Azure で新しいルート テーブル リソースを作成

ルート テーブルの基本

  • Subscription: 請求先となるサブスクリプションをドロップダウンから選択します。

  • Resource group: インスタンスが存在する、またはデプロイされる既存または新規のリソース グループを選択します。

  • Instance Details

    • Region: ルート テーブルをデプロイするリージョンを選択します。

    • Name: ルート テーブル インスタンスの名前。任意の名前でかまいません。

    • Propagate gateway routes: 既定は「Yes」です。関連付けられたサブネット内のネットワーク インターフェイスへのオンプレミス ルートの伝播を防ぐには「No」を選択します。

ルート テーブルを作成したら、該当する場合はクライアント VPN サブネットも含めて、次ホップを vMX とする VPN ルートを追加します。

Azure での 'Add route table' のスクリーンショット。Name、Prefix、Next hop type を含む。

IP 転送に関する警告は無視してください。これはマネージド アプリケーション テンプレートで既定で有効化済みです。


最後に、リソースがデプロイされているサブネット(vMX がデプロイされている SD-WAN サブネットではありません)にルート テーブルを関連付けます。「Subnets」をクリックし、「Associate」を選択します。仮想ネットワークを選択し、アプリケーションがデプロイされている production サブネットを選択して「OK」をクリックします。

vMX の SD-WAN サブネットを、リソースのサブネットに関連付けられているのと同じルート テーブルに関連付けないでください。これはパケット ロスの原因となることが知られています。

Azure で 'Associate Subnet To Route table' を行うスクリーンショット。

 

サブネットの関連付けが完了したら、ダッシュボードでサイト間 VPN を有効化します。

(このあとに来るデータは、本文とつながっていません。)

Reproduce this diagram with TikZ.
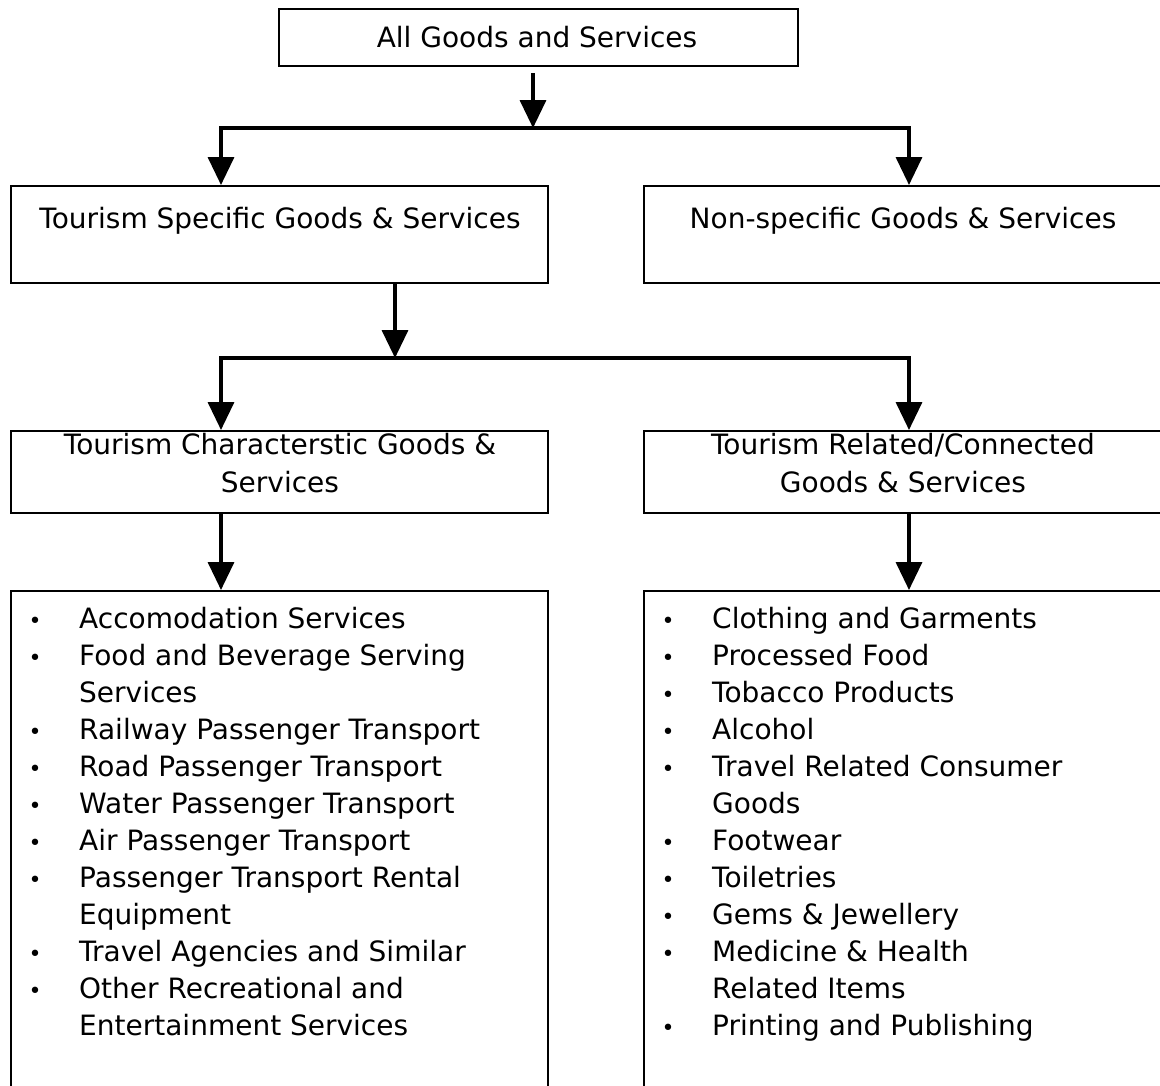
\documentclass[tikz,border=0pt]{standalone}
\usepackage{fontspec}
\setmainfont{DejaVu Sans}
\usetikzlibrary{arrows.meta}
\newcommand\ls{\rule[-11pt]{0pt}{37pt}}
\newcommand\bu{\ls\llap{\makebox[50.5pt][l]{\fontsize{22}{22}\selectfont •}}}
\tikzset{
  box/.style={draw, line width=2pt, anchor=north west, inner sep=0pt},
  conn/.style={line width=3.5pt, line cap=rect},
  arr/.style={line width=3.5pt, -{Triangle[length=28pt,width=26pt]}},
  txt/.style={inner sep=0pt, font=\fontsize{28}{37}\selectfont},
  txtt/.style={inner sep=0pt, font=\fontsize{28}{38}\selectfont},
}
\begin{document}
\begin{tikzpicture}[x=1pt,y=-1pt]
\useasboundingbox[fill=white] (0,0) rectangle (1160,1085);
% boxes
\node[box, minimum width=519pt, minimum height=57pt] (all) at (278,8) {};
\node[box, minimum width=537pt, minimum height=97pt] (tsg) at (10,185) {};
\node[box, minimum width=530pt, minimum height=97pt] (nsg) at (643,185) {};
\node[box, minimum width=537pt, minimum height=82pt] (tcg) at (10,430) {};
\node[box, minimum width=530pt, minimum height=82pt] (trg) at (643,430) {};
\node[box, minimum width=537pt, minimum height=520pt] (lst1) at (10,590) {};
\node[box, minimum width=530pt, minimum height=520pt] (lst2) at (643,590) {};
% texts
\node[txt, anchor=base] (tall) at (537,47) {All Goods and Services};
\node[txt, anchor=base] (ttsg) at (280,228) {Tourism Specific Goods \& Services};
\node[txt, anchor=base] (tnsg) at (903,228) {Non-specific Goods \& Services};
\node[txtt, anchor=north, align=center] (ttcg) at (280,428) {\ls Tourism Characterstic Goods \&\\\ls Services};
\node[txtt, anchor=north, align=center] (ttrg) at (903,428) {\ls Tourism Related/Connected\\\ls Goods \& Services};
\node[txt, anchor=north west, align=left] (items1) at (79,602) {\bu Accomodation Services\\\bu Food and Beverage Serving\\\ls Services\\\bu Railway Passenger Transport\\\bu Road Passenger Transport\\\bu Water Passenger Transport\\\bu Air Passenger Transport\\\bu Passenger Transport Rental\\\ls Equipment\\\bu Travel Agencies and Similar\\\bu Other Recreational and\\\ls Entertainment Services};
\node[txt, anchor=north west, align=left] (items2) at (712,602) {\bu Clothing and Garments\\\bu Processed Food\\\bu Tobacco Products\\\bu Alcohol\\\bu Travel Related Consumer\\\ls Goods\\\bu Footwear\\\bu Toiletries\\\bu Gems \& Jewellery\\\bu Medicine \& Health\\\ls Related Items\\\bu Printing and Publishing};
% connectors
\coordinate (j1) at (533,128);
\coordinate (l1) at (221,128);
\coordinate (r1) at (909,128);
\draw[arr] ([yshift=-6pt]j1 |- all.south) -- (j1);
\draw[conn] (l1) -- (r1);
\draw[arr] (l1) -- (l1 |- tsg.north);
\draw[arr] (r1) -- (r1 |- nsg.north);
\coordinate (j2) at (395,358);
\coordinate (l2) at (221,358);
\coordinate (r2) at (909,358);
\draw[arr] (j2 |- tsg.south) -- (j2);
\draw[conn] (l2) -- (r2);
\draw[arr] (l2) -- (l2 |- tcg.north);
\draw[arr] (r2) -- (r2 |- trg.north);
\draw[arr] (l2 |- tcg.south) -- (l2 |- lst1.north);
\draw[arr] (r2 |- trg.south) -- (r2 |- lst2.north);
\end{tikzpicture}
\end{document}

サイト間 VPN ページで、リモートの Auto VPN ピアからアクセス可能にしたいリソース グループ内の各サブネットを「ローカルネットワーク」の一覧に追加します。Auto VPN の構成の詳細については、サイト間 VPN 設定ドキュメントを参照してください。

トラブルシューティング 

vMX を導入する際によくある問題は、まず Meraki ダッシュボードでプロビジョニングしてオンラインにすることです。 

Meraki ダッシュボードに到達できない 

vMX が TCP ポート 7734 でダッシュボードに到達できない場合は、Meraki ダッシュボード通信のために開放が必要な正しいポート/IP について、このドキュメントを参照してください。

「vMX を追加」ボタンがない 

セキュリティ & SD-WAN > 監視 > アプライアンスステータス に移動した際に「vMX を追加」ボタンが表示されない場合は、次の 2 つの条件を満たしていることを確認してください。

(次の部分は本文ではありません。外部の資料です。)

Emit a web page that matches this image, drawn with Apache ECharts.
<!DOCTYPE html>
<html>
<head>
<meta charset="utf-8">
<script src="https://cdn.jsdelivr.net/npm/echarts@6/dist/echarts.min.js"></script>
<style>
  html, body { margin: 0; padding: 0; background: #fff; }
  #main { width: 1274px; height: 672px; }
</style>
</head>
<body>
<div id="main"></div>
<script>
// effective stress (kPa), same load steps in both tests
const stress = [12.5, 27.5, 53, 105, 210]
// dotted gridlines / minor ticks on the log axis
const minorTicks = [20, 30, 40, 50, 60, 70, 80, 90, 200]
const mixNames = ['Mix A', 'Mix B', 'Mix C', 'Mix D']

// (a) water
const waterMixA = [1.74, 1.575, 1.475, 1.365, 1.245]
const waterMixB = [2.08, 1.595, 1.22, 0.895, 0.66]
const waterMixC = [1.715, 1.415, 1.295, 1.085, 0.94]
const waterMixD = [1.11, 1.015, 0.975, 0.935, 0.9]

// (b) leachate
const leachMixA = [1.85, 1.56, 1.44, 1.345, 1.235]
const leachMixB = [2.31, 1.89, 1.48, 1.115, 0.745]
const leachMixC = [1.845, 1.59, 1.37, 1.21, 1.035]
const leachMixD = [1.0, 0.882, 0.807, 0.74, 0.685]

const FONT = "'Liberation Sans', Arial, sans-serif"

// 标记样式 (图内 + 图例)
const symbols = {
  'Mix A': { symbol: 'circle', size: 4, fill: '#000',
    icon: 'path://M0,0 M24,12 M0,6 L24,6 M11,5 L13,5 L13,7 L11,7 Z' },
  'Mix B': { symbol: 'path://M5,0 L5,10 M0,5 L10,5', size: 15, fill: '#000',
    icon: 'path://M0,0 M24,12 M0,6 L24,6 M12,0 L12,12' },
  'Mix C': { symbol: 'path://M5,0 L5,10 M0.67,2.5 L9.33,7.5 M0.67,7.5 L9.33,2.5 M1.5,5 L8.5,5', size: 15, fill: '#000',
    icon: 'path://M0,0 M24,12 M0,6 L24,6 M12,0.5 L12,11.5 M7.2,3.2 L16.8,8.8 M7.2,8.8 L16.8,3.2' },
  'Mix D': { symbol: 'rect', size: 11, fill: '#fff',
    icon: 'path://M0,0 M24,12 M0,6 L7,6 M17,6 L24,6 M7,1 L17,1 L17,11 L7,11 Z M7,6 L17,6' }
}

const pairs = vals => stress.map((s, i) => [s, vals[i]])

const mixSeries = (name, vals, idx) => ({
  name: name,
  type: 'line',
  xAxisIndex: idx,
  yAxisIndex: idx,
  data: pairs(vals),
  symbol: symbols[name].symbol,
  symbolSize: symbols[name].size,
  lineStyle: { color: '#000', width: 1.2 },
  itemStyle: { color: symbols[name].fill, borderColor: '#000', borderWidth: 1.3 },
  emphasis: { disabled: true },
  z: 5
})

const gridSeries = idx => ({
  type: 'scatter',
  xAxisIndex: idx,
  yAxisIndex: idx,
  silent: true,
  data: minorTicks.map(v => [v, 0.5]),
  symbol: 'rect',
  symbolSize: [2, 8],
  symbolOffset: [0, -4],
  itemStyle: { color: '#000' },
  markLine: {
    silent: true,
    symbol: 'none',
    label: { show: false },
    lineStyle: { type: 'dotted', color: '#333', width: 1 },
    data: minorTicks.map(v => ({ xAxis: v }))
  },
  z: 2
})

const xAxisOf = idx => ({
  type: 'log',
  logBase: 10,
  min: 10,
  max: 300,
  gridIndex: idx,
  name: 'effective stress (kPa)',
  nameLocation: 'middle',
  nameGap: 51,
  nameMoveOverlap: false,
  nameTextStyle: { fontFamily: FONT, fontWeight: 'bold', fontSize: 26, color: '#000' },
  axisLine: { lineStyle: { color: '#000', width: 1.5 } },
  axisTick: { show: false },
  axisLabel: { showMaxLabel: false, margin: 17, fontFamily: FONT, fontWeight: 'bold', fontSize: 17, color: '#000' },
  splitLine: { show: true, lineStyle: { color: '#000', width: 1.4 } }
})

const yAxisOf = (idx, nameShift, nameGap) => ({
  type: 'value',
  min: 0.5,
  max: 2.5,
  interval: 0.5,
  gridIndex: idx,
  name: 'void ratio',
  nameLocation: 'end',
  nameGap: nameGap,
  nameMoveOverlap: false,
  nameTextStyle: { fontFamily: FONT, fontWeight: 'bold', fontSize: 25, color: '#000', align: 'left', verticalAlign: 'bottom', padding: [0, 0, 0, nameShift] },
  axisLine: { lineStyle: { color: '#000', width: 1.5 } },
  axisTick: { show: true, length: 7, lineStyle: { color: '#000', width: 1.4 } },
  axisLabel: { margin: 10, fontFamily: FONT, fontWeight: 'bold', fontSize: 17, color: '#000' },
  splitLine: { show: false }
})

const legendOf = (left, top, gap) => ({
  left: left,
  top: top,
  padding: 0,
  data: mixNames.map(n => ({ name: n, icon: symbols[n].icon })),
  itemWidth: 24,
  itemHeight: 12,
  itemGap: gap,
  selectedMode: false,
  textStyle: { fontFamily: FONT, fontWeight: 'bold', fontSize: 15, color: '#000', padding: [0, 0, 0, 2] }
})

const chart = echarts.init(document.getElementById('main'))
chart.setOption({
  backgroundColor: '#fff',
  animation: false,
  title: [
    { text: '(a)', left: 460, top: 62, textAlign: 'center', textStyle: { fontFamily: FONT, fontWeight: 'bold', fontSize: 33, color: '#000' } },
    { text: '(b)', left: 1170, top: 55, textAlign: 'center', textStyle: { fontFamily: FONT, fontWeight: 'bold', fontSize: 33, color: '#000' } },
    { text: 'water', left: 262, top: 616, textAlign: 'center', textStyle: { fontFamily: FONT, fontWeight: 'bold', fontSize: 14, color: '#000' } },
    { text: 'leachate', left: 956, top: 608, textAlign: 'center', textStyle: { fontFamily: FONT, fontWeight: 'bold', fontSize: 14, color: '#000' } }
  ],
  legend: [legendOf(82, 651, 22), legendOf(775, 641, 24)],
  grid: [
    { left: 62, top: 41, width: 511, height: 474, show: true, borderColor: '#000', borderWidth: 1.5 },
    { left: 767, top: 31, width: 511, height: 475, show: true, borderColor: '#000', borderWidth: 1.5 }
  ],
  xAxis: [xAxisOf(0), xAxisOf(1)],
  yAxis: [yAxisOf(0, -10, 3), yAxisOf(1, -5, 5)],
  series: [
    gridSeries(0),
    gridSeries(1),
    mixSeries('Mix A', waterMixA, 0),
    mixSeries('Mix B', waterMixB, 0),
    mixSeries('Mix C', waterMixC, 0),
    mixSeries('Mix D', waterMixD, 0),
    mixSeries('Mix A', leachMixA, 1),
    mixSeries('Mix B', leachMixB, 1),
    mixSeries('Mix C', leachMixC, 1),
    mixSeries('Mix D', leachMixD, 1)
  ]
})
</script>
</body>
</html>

  1. ライセンス プールに利用可能な vMX ライセンスがあること。
  2. 「セキュリティ アプライアンス」ネットワーク タイプを作成済みであること。

(再)デプロイの失敗

(再)デプロイ失敗の一般的な対処策として、次のようなものがあります。 

  • VNET の DNS 設定を更新すること。
  • vMX 名に含まれる特殊文字を削除すること。

デプロイ後にリソース グループを削除できない

マネージド アプリケーション(vMX)が Meraki ダッシュボードに正常に導入された場合、Azure でリソース グループを削除するには、Meraki ダッシュボード上でマネージド アプリケーションを削除する必要があります。詳細は https://learn.microsoft.com/en-us/az...tions/overview を参照してください。

マネージド アプリケーション(vMX)が Meraki ダッシュボードへの導入に失敗し、Azure のアクティビティ ログに以下のようなエラーが表示されている場合は、非表示のリソースの確認やテナント全体の削除のために、Microsoft にサポート チケットを起票する必要があります。

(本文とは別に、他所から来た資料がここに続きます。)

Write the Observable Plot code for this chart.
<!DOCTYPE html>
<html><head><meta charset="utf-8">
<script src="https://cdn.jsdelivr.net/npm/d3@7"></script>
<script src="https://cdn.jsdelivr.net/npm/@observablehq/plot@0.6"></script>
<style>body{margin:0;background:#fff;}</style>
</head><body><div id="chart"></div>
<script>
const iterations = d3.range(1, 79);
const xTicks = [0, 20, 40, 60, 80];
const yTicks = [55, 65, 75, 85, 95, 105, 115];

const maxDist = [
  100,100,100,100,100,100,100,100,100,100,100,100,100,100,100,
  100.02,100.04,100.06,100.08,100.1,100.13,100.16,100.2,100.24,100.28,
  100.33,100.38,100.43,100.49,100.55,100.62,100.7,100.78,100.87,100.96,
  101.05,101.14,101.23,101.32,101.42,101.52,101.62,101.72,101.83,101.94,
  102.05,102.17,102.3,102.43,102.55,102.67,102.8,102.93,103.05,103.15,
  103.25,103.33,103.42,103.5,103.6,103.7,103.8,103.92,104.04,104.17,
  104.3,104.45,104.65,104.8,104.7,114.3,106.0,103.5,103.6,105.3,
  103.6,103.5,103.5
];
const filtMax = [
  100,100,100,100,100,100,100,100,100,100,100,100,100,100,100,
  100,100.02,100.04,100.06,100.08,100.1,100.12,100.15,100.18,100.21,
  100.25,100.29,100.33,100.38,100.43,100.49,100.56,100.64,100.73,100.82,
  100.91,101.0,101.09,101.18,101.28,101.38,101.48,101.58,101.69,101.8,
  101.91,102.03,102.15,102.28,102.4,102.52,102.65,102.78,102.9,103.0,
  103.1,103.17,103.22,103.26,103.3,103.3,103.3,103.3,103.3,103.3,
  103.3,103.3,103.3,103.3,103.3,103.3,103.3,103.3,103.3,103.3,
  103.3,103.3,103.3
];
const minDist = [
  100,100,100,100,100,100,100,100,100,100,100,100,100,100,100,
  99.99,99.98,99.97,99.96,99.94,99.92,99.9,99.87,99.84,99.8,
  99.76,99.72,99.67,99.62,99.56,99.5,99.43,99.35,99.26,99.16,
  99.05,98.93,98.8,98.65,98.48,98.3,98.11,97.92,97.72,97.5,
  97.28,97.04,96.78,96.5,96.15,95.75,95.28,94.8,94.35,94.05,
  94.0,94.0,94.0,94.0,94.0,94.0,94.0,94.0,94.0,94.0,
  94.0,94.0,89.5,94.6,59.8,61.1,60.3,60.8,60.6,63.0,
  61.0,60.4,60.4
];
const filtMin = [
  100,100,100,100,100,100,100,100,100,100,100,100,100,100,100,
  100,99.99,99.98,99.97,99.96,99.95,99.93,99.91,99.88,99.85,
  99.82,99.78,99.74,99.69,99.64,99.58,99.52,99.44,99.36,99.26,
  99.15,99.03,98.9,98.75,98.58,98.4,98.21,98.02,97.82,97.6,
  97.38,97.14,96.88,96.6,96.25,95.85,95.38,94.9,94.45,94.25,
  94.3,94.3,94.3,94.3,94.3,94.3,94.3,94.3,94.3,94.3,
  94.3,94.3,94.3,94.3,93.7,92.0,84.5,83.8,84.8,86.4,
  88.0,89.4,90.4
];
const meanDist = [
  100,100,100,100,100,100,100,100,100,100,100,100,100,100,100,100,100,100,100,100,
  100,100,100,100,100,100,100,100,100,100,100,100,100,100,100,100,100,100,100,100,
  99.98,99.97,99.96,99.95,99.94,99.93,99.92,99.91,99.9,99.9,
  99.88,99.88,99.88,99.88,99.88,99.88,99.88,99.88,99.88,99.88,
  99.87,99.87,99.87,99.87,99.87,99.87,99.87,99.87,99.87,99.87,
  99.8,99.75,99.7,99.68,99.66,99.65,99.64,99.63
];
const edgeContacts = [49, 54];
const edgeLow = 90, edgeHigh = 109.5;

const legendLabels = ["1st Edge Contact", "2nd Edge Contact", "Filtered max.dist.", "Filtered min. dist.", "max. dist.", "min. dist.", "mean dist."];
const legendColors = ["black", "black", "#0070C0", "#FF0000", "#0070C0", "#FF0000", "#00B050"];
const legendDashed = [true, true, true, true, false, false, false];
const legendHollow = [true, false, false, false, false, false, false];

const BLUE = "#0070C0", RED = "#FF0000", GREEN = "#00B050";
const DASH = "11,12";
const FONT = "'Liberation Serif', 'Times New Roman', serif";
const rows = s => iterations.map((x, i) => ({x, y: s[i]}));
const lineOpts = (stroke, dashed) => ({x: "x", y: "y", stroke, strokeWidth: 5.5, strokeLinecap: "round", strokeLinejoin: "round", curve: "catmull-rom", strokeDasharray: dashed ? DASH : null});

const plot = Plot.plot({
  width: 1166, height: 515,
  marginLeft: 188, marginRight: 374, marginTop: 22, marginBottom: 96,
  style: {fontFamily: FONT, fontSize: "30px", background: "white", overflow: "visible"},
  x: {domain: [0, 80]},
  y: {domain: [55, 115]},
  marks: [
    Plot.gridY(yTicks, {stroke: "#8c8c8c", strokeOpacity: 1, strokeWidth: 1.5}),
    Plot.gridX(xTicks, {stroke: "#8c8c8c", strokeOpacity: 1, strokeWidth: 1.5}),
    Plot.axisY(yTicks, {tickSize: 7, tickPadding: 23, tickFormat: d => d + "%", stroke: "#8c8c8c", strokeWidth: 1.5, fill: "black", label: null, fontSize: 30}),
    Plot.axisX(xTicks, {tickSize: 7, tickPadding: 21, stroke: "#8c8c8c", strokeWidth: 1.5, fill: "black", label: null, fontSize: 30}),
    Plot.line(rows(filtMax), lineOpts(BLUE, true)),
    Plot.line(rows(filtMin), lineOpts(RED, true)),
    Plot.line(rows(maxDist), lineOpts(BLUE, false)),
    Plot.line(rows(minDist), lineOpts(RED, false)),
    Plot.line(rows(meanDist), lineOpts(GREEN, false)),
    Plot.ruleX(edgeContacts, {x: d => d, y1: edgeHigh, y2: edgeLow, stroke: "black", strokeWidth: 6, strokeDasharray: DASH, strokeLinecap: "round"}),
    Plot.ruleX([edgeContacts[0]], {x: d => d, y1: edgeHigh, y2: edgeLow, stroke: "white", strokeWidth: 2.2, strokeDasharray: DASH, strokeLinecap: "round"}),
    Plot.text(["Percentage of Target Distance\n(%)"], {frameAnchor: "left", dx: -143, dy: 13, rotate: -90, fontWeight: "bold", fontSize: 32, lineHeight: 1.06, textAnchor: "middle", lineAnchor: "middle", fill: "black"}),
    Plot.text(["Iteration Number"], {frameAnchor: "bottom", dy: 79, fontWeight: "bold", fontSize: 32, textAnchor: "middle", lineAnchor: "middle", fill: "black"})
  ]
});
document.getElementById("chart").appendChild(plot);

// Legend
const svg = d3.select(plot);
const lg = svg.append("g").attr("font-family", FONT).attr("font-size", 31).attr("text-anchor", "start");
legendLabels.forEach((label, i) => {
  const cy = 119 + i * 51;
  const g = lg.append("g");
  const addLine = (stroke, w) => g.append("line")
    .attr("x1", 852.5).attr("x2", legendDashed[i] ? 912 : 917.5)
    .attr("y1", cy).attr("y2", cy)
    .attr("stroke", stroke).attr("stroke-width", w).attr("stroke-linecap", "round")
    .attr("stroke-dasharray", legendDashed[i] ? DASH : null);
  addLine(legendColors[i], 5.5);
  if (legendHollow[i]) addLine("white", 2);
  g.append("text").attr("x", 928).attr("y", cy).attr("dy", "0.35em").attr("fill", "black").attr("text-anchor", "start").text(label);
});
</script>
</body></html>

Azure アクティビティ ログ: マネージド アプリケーション 'instance_name' の削除に失敗しました。エラー: 識別子 'identifier_name' を持つリソースを削除できなかったため、リソース グループ 'resource_group_name' の削除に失敗しました。リソース グループのプロビジョニング状態はロールバックされます。トラッキング ID は 'tracking_id' です。詳細については監査ログを確認してください。

vMX 経由でリソースにアクセスするとパケット ロスが発生する

次を確認してください。

  • リソースが vMX と同じサブネットにデプロイされていないこと。リソースは別のサブネットにデプロイし、リソース側のサブネットにルート テーブルを適用して、スポーク サイトへのルーティングが戻るようにします。vMX は Azure Route Server との経路配布に eBGP もサポートします。
  • vMX の SD-WAN サブネットが VNET のルート テーブルに関連付けられていないこと。vMX サブネットは正しく動作するためにルート テーブルを必要とせず、関連付けると一般的なパケット ロスが発生することが知られています。

Azure からの詳細情報: https://docs.microsoft.com/en-us/azure/virtual-network/virtual-networks-udr-overview#user-defined

これは SMB/CIFS のスループット低下として現れる場合もあります。これらのプロトコルはロスに非常に敏感です。

Meraki サポートは、Azure クラウド固有のファイアウォール ルールや導入に関するトラブルシューティングは行わないことにご留意ください。